# DATA RECORDS
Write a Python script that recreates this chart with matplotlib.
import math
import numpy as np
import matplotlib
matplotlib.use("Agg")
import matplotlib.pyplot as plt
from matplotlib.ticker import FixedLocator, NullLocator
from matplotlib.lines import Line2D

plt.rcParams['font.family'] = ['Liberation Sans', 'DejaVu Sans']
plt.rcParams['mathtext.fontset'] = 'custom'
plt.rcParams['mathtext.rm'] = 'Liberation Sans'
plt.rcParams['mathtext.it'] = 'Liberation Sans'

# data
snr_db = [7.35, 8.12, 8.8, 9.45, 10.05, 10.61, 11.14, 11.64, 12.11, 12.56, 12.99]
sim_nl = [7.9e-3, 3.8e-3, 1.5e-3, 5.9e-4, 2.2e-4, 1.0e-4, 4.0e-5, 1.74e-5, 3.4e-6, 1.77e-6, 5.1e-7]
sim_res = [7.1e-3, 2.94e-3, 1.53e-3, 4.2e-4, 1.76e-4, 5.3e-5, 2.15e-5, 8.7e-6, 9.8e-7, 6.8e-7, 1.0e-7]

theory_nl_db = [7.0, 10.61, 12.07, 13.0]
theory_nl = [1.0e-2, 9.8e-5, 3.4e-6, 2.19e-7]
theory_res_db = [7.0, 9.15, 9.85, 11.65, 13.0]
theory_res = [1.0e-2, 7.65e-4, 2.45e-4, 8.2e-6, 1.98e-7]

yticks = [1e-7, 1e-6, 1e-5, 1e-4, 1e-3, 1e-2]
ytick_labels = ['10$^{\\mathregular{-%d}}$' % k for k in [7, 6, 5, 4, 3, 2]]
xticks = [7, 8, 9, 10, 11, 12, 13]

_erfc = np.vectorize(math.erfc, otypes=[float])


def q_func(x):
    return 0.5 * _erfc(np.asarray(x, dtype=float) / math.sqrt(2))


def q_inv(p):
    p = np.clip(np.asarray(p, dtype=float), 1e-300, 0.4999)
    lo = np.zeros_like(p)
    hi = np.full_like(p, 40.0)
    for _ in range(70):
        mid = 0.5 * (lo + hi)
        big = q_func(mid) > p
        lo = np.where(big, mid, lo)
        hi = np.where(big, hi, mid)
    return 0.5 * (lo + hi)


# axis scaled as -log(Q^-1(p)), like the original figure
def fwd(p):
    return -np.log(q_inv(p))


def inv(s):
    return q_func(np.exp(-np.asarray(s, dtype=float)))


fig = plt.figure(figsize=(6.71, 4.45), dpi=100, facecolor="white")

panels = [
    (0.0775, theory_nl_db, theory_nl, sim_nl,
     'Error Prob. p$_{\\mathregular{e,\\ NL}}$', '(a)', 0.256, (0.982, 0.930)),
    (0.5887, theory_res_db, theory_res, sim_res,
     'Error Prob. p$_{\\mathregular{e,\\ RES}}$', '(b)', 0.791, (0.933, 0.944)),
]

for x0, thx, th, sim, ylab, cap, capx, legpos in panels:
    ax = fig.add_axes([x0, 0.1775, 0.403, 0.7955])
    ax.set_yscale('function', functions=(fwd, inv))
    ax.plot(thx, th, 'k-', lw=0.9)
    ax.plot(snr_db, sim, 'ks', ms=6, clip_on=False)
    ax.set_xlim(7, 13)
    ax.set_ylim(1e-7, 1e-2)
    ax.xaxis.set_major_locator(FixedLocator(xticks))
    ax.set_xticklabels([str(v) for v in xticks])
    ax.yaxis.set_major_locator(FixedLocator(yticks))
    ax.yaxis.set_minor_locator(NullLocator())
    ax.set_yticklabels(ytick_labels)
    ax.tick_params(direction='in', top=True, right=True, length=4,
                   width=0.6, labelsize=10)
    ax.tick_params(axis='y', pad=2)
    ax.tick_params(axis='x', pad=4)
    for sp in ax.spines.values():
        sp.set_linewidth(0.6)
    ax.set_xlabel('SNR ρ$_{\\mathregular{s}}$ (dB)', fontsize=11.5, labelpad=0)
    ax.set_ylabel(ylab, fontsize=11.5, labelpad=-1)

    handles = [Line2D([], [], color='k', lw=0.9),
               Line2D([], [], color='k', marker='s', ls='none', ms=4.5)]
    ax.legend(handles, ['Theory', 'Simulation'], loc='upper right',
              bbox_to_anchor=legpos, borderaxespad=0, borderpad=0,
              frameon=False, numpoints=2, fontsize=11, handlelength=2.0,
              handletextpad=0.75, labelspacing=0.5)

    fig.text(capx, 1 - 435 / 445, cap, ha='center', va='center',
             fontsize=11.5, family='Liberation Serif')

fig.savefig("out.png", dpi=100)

---

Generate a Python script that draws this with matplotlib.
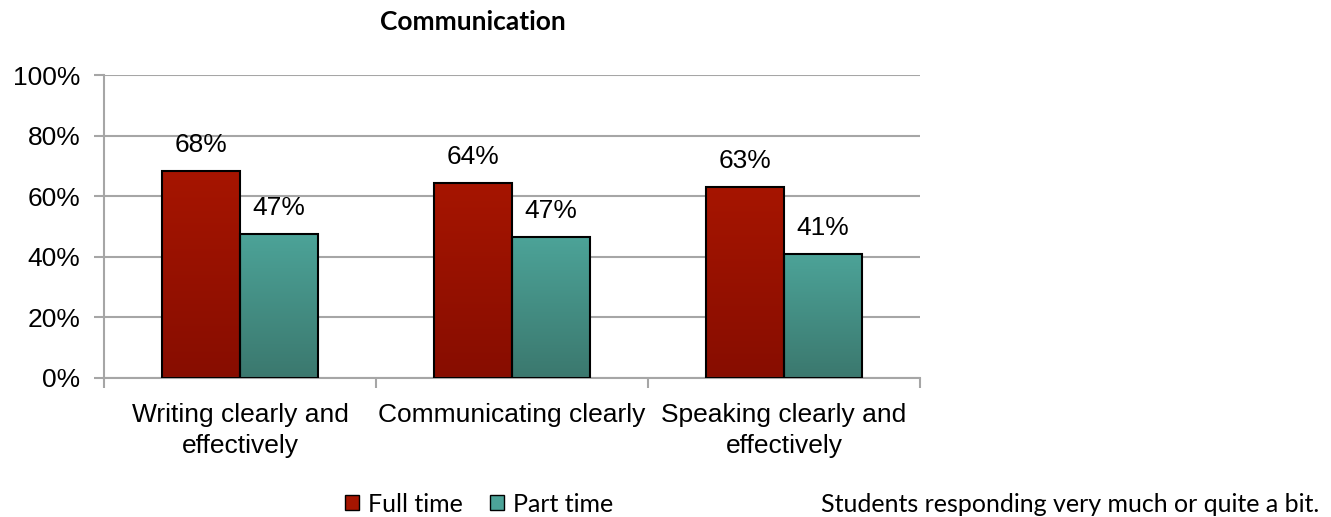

# WHAT IS BEING ASKED
Above are the entries. Output exactly the lines beginning with the line that has "Write a Python" and ending with the line that has "from matplotlib.lines import Line2D".

# THE OUTPUT
Write a Python script that recreates this chart with matplotlib.
import math
import numpy as np
import matplotlib
matplotlib.use("Agg")
import matplotlib.pyplot as plt
from matplotlib.ticker import FixedLocator, NullLocator
from matplotlib.lines import Line2D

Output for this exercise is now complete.